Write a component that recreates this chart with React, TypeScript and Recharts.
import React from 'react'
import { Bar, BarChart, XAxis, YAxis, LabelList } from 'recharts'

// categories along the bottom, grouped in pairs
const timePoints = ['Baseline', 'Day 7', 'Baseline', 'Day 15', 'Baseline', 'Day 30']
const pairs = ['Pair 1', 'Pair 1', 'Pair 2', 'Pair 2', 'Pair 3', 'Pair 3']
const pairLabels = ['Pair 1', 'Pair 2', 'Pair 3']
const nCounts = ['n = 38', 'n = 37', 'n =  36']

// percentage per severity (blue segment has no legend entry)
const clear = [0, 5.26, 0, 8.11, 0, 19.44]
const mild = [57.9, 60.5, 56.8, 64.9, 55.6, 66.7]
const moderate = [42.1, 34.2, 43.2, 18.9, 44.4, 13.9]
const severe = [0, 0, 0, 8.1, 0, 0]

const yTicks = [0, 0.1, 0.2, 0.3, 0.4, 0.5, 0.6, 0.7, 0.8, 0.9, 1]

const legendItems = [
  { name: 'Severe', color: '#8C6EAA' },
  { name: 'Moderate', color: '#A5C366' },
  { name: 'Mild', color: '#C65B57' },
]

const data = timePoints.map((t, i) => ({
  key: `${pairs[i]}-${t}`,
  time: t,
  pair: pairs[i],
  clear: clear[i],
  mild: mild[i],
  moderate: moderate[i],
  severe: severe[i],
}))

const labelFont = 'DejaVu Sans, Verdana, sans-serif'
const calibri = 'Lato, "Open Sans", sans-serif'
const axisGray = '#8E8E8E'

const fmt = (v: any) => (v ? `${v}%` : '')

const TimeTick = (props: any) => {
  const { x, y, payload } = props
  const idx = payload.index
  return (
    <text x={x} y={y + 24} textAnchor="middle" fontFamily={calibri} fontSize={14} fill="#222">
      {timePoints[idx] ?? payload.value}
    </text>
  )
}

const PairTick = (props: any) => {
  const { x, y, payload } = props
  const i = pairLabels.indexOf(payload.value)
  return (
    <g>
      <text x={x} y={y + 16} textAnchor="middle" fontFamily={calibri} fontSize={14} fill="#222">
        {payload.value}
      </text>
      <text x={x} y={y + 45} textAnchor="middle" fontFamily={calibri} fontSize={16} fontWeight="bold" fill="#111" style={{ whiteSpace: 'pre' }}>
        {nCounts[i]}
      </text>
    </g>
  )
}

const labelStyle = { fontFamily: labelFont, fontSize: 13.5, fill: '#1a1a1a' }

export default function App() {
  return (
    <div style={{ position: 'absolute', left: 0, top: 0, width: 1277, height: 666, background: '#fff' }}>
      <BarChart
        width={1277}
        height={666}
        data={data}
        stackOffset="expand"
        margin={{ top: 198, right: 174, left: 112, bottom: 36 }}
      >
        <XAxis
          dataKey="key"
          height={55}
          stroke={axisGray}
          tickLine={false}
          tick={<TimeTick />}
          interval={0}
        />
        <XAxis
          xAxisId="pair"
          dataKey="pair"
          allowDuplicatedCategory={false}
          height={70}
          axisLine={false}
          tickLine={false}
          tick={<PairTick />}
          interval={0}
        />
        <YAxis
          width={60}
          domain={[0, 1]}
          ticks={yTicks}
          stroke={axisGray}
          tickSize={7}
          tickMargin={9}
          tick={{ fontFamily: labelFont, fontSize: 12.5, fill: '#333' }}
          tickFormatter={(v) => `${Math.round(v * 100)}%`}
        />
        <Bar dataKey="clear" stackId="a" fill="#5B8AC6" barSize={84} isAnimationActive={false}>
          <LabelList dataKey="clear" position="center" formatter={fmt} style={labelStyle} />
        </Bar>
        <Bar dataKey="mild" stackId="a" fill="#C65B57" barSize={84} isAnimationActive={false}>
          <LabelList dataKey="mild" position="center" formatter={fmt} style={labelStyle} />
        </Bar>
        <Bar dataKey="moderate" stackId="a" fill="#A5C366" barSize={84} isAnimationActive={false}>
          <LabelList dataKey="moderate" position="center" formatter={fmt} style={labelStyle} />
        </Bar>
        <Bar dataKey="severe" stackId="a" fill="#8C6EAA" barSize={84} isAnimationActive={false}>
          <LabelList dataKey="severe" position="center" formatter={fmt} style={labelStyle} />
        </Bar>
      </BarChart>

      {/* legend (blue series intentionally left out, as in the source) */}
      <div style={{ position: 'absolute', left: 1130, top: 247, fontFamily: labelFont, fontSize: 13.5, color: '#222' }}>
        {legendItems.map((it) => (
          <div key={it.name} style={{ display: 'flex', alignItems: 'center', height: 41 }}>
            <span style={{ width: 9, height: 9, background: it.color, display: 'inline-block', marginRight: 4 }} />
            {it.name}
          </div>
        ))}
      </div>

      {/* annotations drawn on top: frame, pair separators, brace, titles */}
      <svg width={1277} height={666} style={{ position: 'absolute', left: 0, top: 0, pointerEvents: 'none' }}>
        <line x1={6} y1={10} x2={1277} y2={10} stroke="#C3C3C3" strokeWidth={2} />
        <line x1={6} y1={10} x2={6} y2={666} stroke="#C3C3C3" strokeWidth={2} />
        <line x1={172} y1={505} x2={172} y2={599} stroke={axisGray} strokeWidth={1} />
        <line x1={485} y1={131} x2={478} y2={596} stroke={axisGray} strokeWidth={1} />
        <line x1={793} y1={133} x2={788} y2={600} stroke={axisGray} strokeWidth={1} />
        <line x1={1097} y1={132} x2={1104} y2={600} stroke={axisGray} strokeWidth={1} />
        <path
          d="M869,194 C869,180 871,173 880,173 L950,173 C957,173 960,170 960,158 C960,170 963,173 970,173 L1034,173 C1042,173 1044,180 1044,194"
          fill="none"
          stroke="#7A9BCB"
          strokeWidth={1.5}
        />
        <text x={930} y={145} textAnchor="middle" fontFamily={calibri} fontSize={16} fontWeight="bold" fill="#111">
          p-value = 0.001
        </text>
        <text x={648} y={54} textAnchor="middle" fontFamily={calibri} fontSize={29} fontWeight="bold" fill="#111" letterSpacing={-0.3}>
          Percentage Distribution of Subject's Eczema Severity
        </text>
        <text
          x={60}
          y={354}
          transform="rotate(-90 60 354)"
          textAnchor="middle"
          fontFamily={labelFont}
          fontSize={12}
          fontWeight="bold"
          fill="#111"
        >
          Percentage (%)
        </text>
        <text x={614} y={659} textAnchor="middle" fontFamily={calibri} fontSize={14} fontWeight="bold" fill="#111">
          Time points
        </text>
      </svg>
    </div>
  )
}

· · ·

**Instruction**
Copy out the listing above, line by line and exactly, from its first line to the line holding "XAxis, YAxis, LabelList", inclusive.

**Task answer**
Write a component that recreates this chart with React, TypeScript and Recharts.
import React from 'react'
import { Bar, BarChart, XAxis, YAxis, LabelList } from 'recharts'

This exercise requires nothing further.